The cross sections of fusion-evaporation reactions: the most promising route to superheavy elements beyond Z=118

¹ Helmholtz Institute Mainz, 55099 Mainz, Germany
² GSI Helmholtzzentrum für Schwerionenforschung, 64291 Darmstadt, Germany

^* e-mail: J.Khuyagbaatar@gsi.de

Published online: 22 November 2017

Abstract

The synthesis of superheavy elements beyond oganesson (Og), which has atomic number Z = 118, is currently one of the main topics in nuclear physics. An absence of sufficient amounts of target material with atomic numbers heavier than californium (Z = 98) forces the use of projectiles heavier than ⁴⁸Ca (Z = 20), which has been successfully used for the discoveries of elements with Z = 114 - 118 in complete fusion reactions.

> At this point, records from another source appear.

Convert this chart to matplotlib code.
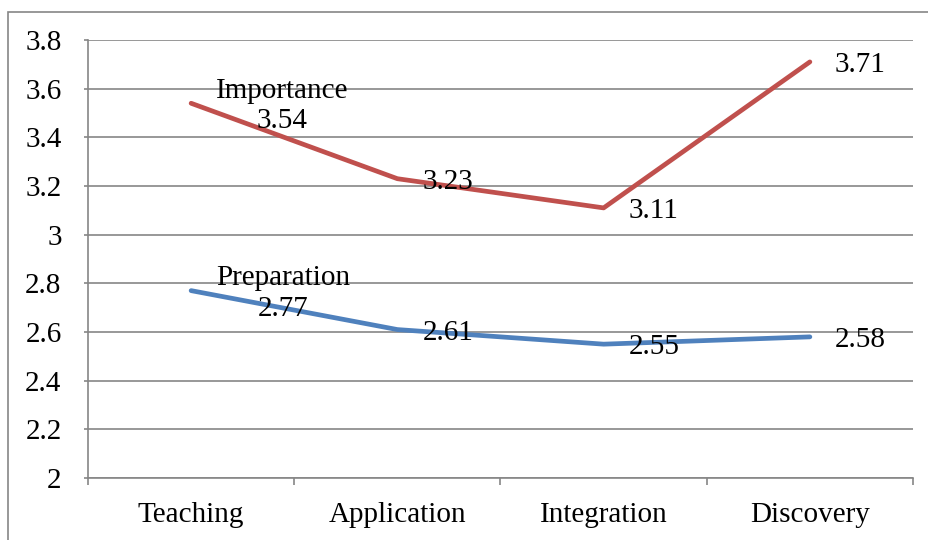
import matplotlib.pyplot as plt
from matplotlib.patches import Rectangle

# values
categories = ["Teaching", "Application", "Integration", "Discovery"]
importance = [3.54, 3.23, 3.11, 3.71]
preparation = [2.77, 2.61, 2.55, 2.58]
yticks = [2, 2.2, 2.4, 2.6, 2.8, 3, 3.2, 3.4, 3.6, 3.8]

plt.rcParams['font.family'] = ['Liberation Serif', 'DejaVu Serif']
grey = '#868686'
fs = 21

fig = plt.figure(figsize=(9.29, 5.4), dpi=100)
ax = fig.add_axes([88/929, 1-478/540, (913-88)/929, (478-40)/540])

# outer chart frame (cut off at right and bottom)
fig.patches.append(Rectangle((8/929, -0.1), 1.2, 1-12/540+0.1, transform=fig.transFigure,
                             fill=False, ec=grey, lw=1.2))

x = range(len(categories))
ax.plot(x, importance, color='#C0504D', lw=3.4, solid_capstyle='round')
ax.plot(x, preparation, color='#4F81BD', lw=3.4, solid_capstyle='round')

for i, v in enumerate(importance):
    txt = "Importance\n%.2f" % v if i == 0 else "%.2f" % v
    ax.annotate(txt, (i, v), xytext=(25, -3), textcoords='offset pixels',
                ha='left', va='center', multialignment='center', fontsize=fs,
                linespacing=1.22)
for i, v in enumerate(preparation):
    txt = "Preparation\n%.2f" % v if i == 0 else "%.2f" % v
    ax.annotate(txt, (i, v), xytext=(25, -3), textcoords='offset pixels',
                ha='left', va='center', multialignment='center', fontsize=fs,
                linespacing=1.22)

ax.set_xlim(-0.5, len(categories) - 0.5)
ax.set_ylim(2, 3.8)
ax.set_yticks(yticks)
ax.set_yticklabels(["%g" % t for t in yticks], fontsize=fs)
ax.yaxis.grid(True, color=grey, lw=1.2)
ax.set_axisbelow(True)

ax.set_xticks(list(x))
ax.set_xticklabels(categories, fontsize=fs)
ax.set_xticks([i - 0.5 for i in range(len(categories) + 1)], minor=True)
ax.tick_params(axis='x', which='major', length=0, pad=17)
ax.tick_params(axis='x', which='minor', length=5, color=grey, width=1.2)
ax.tick_params(axis='y', length=3, color=grey, width=1.2, pad=16)

for s in ['top', 'right']:
    ax.spines[s].set_visible(False)
for s in ['left', 'bottom']:
    ax.spines[s].set_color(grey)
    ax.spines[s].set_linewidth(1.2)

fig.savefig("out.png", dpi=100)
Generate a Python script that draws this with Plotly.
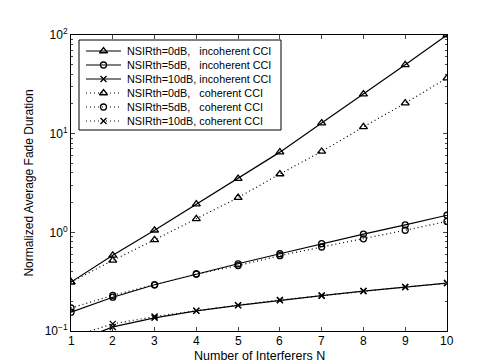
import plotly.graph_objects as go

N = [1, 2, 3, 4, 5, 6, 7, 8, 9, 10]
inc_0dB = [0.313, 0.585, 1.05, 1.93, 3.5, 6.5, 12.8, 25.2, 49.9, 100]
coh_0dB = [0.313, 0.52, 0.84, 1.37, 2.25, 3.9, 6.6, 11.7, 20.4, 36.6]
inc_5dB = [0.155, 0.22, 0.294, 0.378, 0.48, 0.607, 0.767, 0.96, 1.19, 1.49]
coh_5dB = [0.171, 0.23, 0.294, 0.378, 0.46, 0.58, 0.71, 0.86, 1.05, 1.29]
inc_10dB = [0.075, 0.11, 0.136, 0.16, 0.182, 0.205, 0.228, 0.254, 0.279, 0.306]
coh_10dB = [0.087, 0.118, 0.14, 0.161, 0.183, 0.206, 0.229, 0.254, 0.279, 0.306]
x_tick_labels = [str(n) for n in N]

sp = "\u00a0"
names = [
    "NSIRth=0dB," + sp * 3 + "incoherent CCI",
    "NSIRth=5dB," + sp * 3 + "incoherent CCI",
    "NSIRth=10dB, incoherent CCI",
    "NSIRth=0dB," + sp * 3 + "coherent CCI",
    "NSIRth=5dB," + sp * 3 + "coherent CCI",
    "NSIRth=10dB, coherent CCI",
]
series = [inc_0dB, inc_5dB, inc_10dB, coh_0dB, coh_5dB, coh_10dB]
symbols = ["triangle-up-open", "circle-open", "x-thin-open",
           "triangle-up-open", "circle-open", "x-thin-open"]
msizes = [7, 6, 6, 7, 6, 6]
dashes = ["solid", "solid", "solid", "1px,3px", "1px,3px", "1px,3px"]

fig = go.Figure()
for name, ys, sym, ms, dash in zip(names, series, symbols, msizes, dashes):
    fig.add_trace(go.Scatter(
        x=N, y=ys, name=name, mode="lines+markers", showlegend=False,
        line=dict(color="black", width=1.2, dash=dash),
        marker=dict(symbol=sym, size=ms, color="black",
                    line=dict(color="black", width=1.3)),
    ))

# hand-built legend in a hidden overlay axis (pixel-like coordinates)
L_X0, L_X1, L_Y0, L_Y1 = 71, 273, 32, 122
row_y = [43, 57, 71, 85, 99, 113]
font = "Liberation Sans, Arial, sans-serif"
annotations = []
for name, sym, ms, dash, ry in zip(names, symbols, msizes, dashes, row_y):
    fig.add_trace(go.Scatter(
        x=[78, 113], y=[ry, ry], mode="lines", showlegend=False,
        xaxis="x2", yaxis="y2", hoverinfo="skip",
        line=dict(color="black", width=1.2, dash=dash)))
    fig.add_trace(go.Scatter(
        x=[95.5], y=[ry], mode="markers", showlegend=False,
        xaxis="x2", yaxis="y2", hoverinfo="skip",
        marker=dict(symbol=sym, size=ms, color="black",
                    line=dict(color="black", width=1.3))))
    annotations.append(dict(x=117, y=ry, xref="x2", yref="y2", text=name,
                            showarrow=False, xanchor="left", yanchor="middle",
                            font=dict(size=10.8, family=font, color="black")))

# x tick labels and x title placed close under the axis, as in the reference
for n, lab in zip(N, x_tick_labels):
    annotations.append(dict(x=n, y=0, xref="x", yref="paper", text=lab,
                            showarrow=False, xanchor="center", yanchor="middle",
                            yshift=-10, font=dict(size=12, family=font, color="black")))
annotations.append(dict(x=0.5, y=0, xref="paper", yref="paper",
                        text="Number of Interferers N", showarrow=False,
                        xanchor="center", yanchor="middle", yshift=-25,
                        font=dict(size=12.5, family=font, color="black")))

fig.update_layout(
    width=485, height=364,
    margin=dict(l=63, r=46, t=27, b=41),
    paper_bgcolor="white", plot_bgcolor="white",
    font=dict(family=font, size=12, color="black"),
    showlegend=False,
    annotations=annotations,
    shapes=[dict(type="rect", xref="x2", yref="y2", x0=L_X0, x1=L_X1,
                 y0=L_Y0, y1=L_Y1, line=dict(color="black", width=1),
                 fillcolor="white", layer="below")],
    xaxis=dict(range=[1, 10], tickvals=N, ticks="inside", ticklen=4,
               showticklabels=False,
               showline=True, linecolor="black", linewidth=1, mirror="ticks",
               showgrid=False, zeroline=False),
    yaxis=dict(type="log", range=[-1, 2], tickvals=[0.1, 1, 10, 100],
               ticktext=["10<sup>−1</sup>", "10<sup>0</sup>", "10<sup>1</sup>", "10<sup>2</sup>"],
               ticks="inside", ticklen=4,
               minor=dict(ticks="inside", ticklen=2, showgrid=False,
                          tickvals=[m * 10 ** e for e in (-1, 0, 1) for m in range(2, 10)]),
               showline=True, linecolor="black", linewidth=1, mirror="ticks",
               showgrid=False, zeroline=False,
               title=dict(text="Normalized Average Fade Duration", standoff=8,
                          font=dict(size=12))),
    xaxis2=dict(overlaying="x", range=[63, 439], visible=False, fixedrange=True),
    yaxis2=dict(overlaying="y", range=[323, 27], visible=False, fixedrange=True),
)
fig.write_html("out.html")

Experimental cross sections of ⁴⁸Ca with actinide targets behave very differently to “cold” and “hot” fusion-evaporation reactions, where doubly-magic lead and deformed actinides are used as targets, respectively. The known cross sections of these reactions have been analysed compared to calculated fission barriers. It has been suggested that observed discrepancies between the cross sections of ⁴⁸Ca-induced and other fusionevaporation reactions originate from the shell structure of the compound nucleus, which lies in the island of the stability. Besides scarcely known data on other reactions involving heavier projectiles, the most promising projectile for the synthesis of the elements beyond Og seems to be ⁵⁰Ti. However, detailed studies of ⁵⁰Ti, ⁵⁴Cr, ⁵⁸Fe and ⁶⁴Ni-induced reactions are necessary to be performed in order to fully understand the complexities of superheavy element formation.